Naturally the NEP developed light industry much more strongly than Stalin has and neglected the heavy industry necessary to win WW2 relatively.


What exactly does "moderately prosperous" mean here?


A quora answer said that it resembled post WW2 US. Strong middle class with less inequality.


As someone who's lived in Shanghai for over a decade the idea of describing China as having less inequality than the US is hilarious. China isn't that poor. People were very close to equal in 1970 or 1980. They were poor in Tianjin. They were poor in Shanghai, They were poor in Hefei. Now large portions of the counytry are as well off as Poland and there are significant numbers of very wealthy people.

China is not poor enough to be equal. It's not Chad. It's developing rapidly economically.

It also does not resemble post WW2 USA in the pay structure. That artificially compressed pay structure, with doctors only earning 3 times what people in low level manufacturing make, requires a level of labor scarcity China still hasn't reached after 40 years of economic growth.


That's why it's the future goal, not now.


I think it means GDP PPP per capita of like 21 000$


Now, this sounds like generic Marxist theology, likely writen by some nameless drone ghost writer.

Stalin had "Marxism in a specific country", Khruschev (or was it Brezhnev?) had "socialism with human face".


Stalin had "socialism in one country," and yes, that has significant material and historical meaning, as opposed to being generic fluff.

Because it was generally believed that building socialism required a number of successful workers' revolutions around the world.
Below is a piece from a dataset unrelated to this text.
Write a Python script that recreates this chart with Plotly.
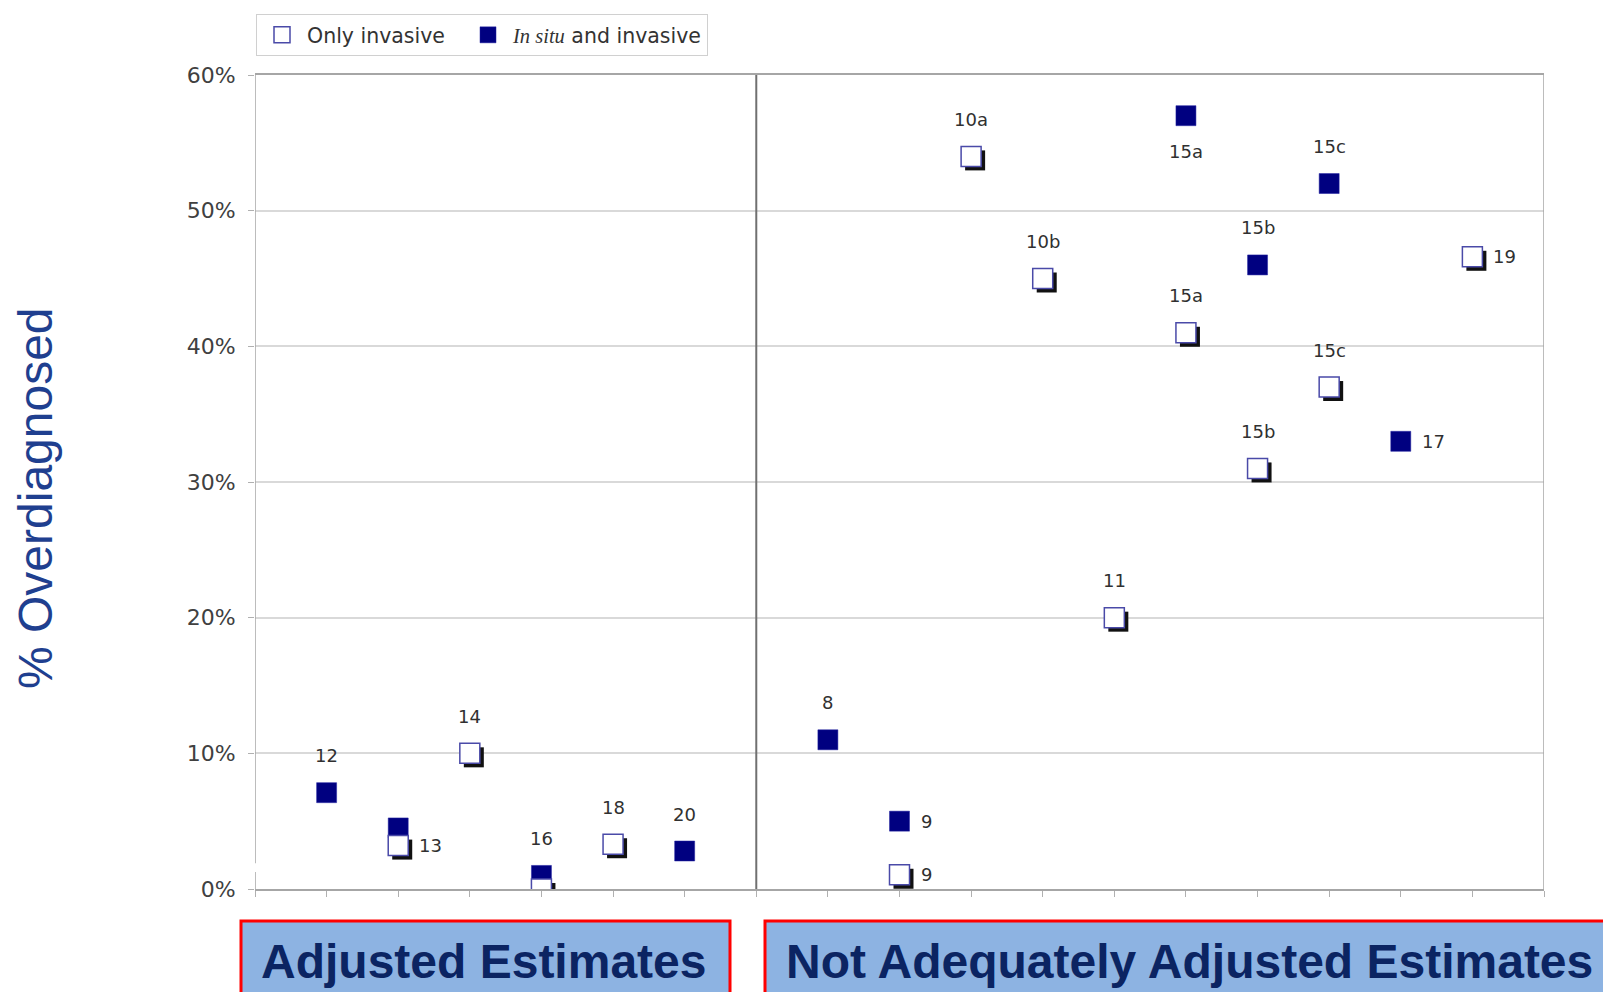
import plotly.graph_objects as go

# ---------------- data ----------------
OPEN_X = [2, 3, 4, 5, 9, 10, 11, 12, 13, 14, 15, 17]
OPEN_Y = [3.2, 10.0, 0.0, 3.3, 1.05, 54.0, 45.0, 20.0, 41.0, 31.0, 37.0, 46.6]
OPEN_LABELS = ["13", "14", "", "18", "9", "10a", "10b", "11", "15a", "15b", "15c", "19"]
OPEN_LABEL_POS = ["right", "top", "", "top", "right", "top", "top", "top", "top", "top", "top", "right"]

FILLED_X = [1, 2, 4, 6, 8, 9, 13, 14, 15, 16]
FILLED_Y = [7.1, 4.5, 1.0, 2.8, 11.0, 5.0, 57.0, 46.0, 52.0, 33.0]
FILLED_LABELS = ["12", "", "16", "20", "8", "9", "15a", "15b", "15c", "17"]
FILLED_LABEL_POS = ["top", "", "top", "top", "top", "right", "bottom", "top", "top", "right"]

Y_TICKS = [0, 10, 20, 30, 40, 50, 60]
Y_TICK_TEXT = ["0%", "10%", "20%", "30%", "40%", "50%", "60%"]
X_MAX = 18
DIVIDER_X = 7
GROUP_NAMES = ["Adjusted Estimates", "Not Adequately Adjusted Estimates"]
SERIES_NAMES = ["Only invasive\u00a0\u00a0", '<i><span style="font-family:Liberation Serif">In situ</span></i> and invasive']

# ---------------- layout geometry (page pixels) ----------------
W, H = 1611, 992
BODY = 8  # default page body margin
PLOT_L, PLOT_R, PLOT_T, PLOT_B = 255, 1544, 75, 889
ML = PLOT_L - BODY
MT = PLOT_T - BODY
MR = W - (PLOT_R - BODY)
MB = H - (PLOT_B - BODY)
PW = PLOT_R - PLOT_L
PH = PLOT_B - PLOT_T
Y_MAX = 60

NAVY = "#000080"
OPEN_EDGE = "#4A4AA8"
LABEL_FONT = dict(family="DejaVu Sans", size=18, color="#303030")

# shadow offset of open squares (pixels -> data units)
SH_PX = 4
sh_dx = SH_PX * X_MAX / PW
sh_dy = SH_PX * Y_MAX / PH

fig = go.Figure()

fig.add_trace(go.Scatter(
    x=FILLED_X, y=FILLED_Y, mode="markers", name=SERIES_NAMES[1],
    marker=dict(symbol="square", size=20, color=NAVY, line=dict(width=0.5, color="#2020A0")),
    legendrank=2, hoverinfo="skip",
))
fig.add_trace(go.Scatter(
    x=[v + sh_dx for v in OPEN_X], y=[v - sh_dy for v in OPEN_Y], mode="markers",
    marker=dict(symbol="square", size=20, color="#111111", line=dict(width=0)),
    showlegend=False, hoverinfo="skip",
))
fig.add_trace(go.Scatter(
    x=OPEN_X, y=OPEN_Y, mode="markers", name=SERIES_NAMES[0],
    marker=dict(symbol="square", size=20, color="white", line=dict(width=1.5, color=OPEN_EDGE)),
    legendrank=1, hoverinfo="skip",
))

annotations = []


def add_labels(xs, ys, labels, positions):
    for x, y, t, p in zip(xs, ys, labels, positions):
        if not t:
            continue
        a = dict(x=x, y=y, xref="x", yref="y", text=t, showarrow=False, font=LABEL_FONT)
        if p == "top":
            a.update(yshift=37, xanchor="center", yanchor="middle")
        elif p == "bottom":
            a.update(yshift=-36, xanchor="center", yanchor="middle")
        elif p == "right":
            a.update(xshift=19, xanchor="left", yanchor="middle")
        annotations.append(a)


add_labels(OPEN_X, OPEN_Y, OPEN_LABELS, OPEN_LABEL_POS)
add_labels(FILLED_X, FILLED_Y, FILLED_LABELS, FILLED_LABEL_POS)


def px_x(px):
    return (px - PLOT_L) / PW


def px_y(py):
    return (PLOT_B - py) / PH


# y-axis title
annotations.append(dict(
    x=px_x(36), y=px_y(498), xref="paper", yref="paper", text="% Overdiagnosed",
    textangle=-90, showarrow=False, xanchor="center", yanchor="middle",
    font=dict(family="Liberation Sans", size=48, color="#1F3F8F"),
))

# group boxes
shapes = []
boxes = [(241, 730, 483), (765, 1640, 1189)]
for (x0, x1, xc), name in zip(boxes, GROUP_NAMES):
    shapes.append(dict(type="rect", xref="paper", yref="paper",
                       x0=px_x(x0), x1=px_x(x1), y0=px_y(1015), y1=px_y(921),
                       fillcolor="#8DB3E2", line=dict(color="#FF0000", width=3), layer="above"))
    annotations.append(dict(
        x=px_x(xc), y=px_y(961), xref="paper", yref="paper", text="<b>%s</b>" % name,
        showarrow=False, xanchor="center", yanchor="middle",
        font=dict(family="Liberation Sans", size=48, color="#0B2462"),
    ))

# divider between groups
shapes.append(dict(type="line", xref="x", yref="y", x0=DIVIDER_X, x1=DIVIDER_X, y0=0, y1=Y_MAX,
                   line=dict(color="#707070", width=2)))
# right frame line
shapes.append(dict(type="line", xref="x", yref="y", x0=X_MAX, x1=X_MAX, y0=0, y1=Y_MAX,
                   line=dict(color="#A6A6A6", width=1.5)))
# left axis line with a small break near the bottom
shapes.append(dict(type="line", xref="x", yref="y", x0=0, x1=0, y0=1.9, y1=Y_MAX,
                   line=dict(color="#A6A6A6", width=1.5)))
shapes.append(dict(type="line", xref="x", yref="y", x0=0, x1=0, y0=0, y1=1.25,
                   line=dict(color="#A6A6A6", width=1.5)))

fig.update_layout(
    width=W, height=H,
    margin=dict(l=ML, r=MR, t=MT, b=MB, autoexpand=False),
    paper_bgcolor="white", plot_bgcolor="white",
    showlegend=True,
    legend=dict(
        orientation="h", x=px_x(256), y=px_y(14), xanchor="left", yanchor="top",
        bordercolor="#D0D0D0", borderwidth=1, bgcolor="white",
        font=dict(family="DejaVu Sans", size=20.5, color="#333333"),
        itemwidth=40, traceorder="normal",
    ),
    xaxis=dict(range=[0, X_MAX], dtick=1, tick0=0, showticklabels=False, showgrid=False,
               zeroline=False, showline=True, mirror=True, linecolor="#A6A6A6", linewidth=1.5,
               ticks="outside", ticklen=6, tickcolor="#B0B0B0", fixedrange=True),
    yaxis=dict(range=[0, Y_MAX], tickvals=Y_TICKS, ticktext=Y_TICK_TEXT, showgrid=True,
               gridcolor="#D9D9D9", gridwidth=1.5, zeroline=False, showline=False,
               ticks="outside", ticklen=6, tickcolor="#B0B0B0", ticklabelstandoff=8,
               tickfont=dict(family="DejaVu Sans", size=22, color="#404040"), fixedrange=True),
    shapes=shapes,
    annotations=annotations,
)

fig.write_html("out.html")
But basically every revolution at the time failed, other than the Bolshevik revolution. So they found themselves in an awkward position. Hence the strategy and policy of Stalin to build "socialism in one country."

This is one of the major breaks between Stalin and Trotsky.


Yup. Trotsky was a perpetual world-wide revolutionary. Revolution was a constant state in Trotsky's mind. Stalin just wasn't. Stalin was much more nationalist in his thinking.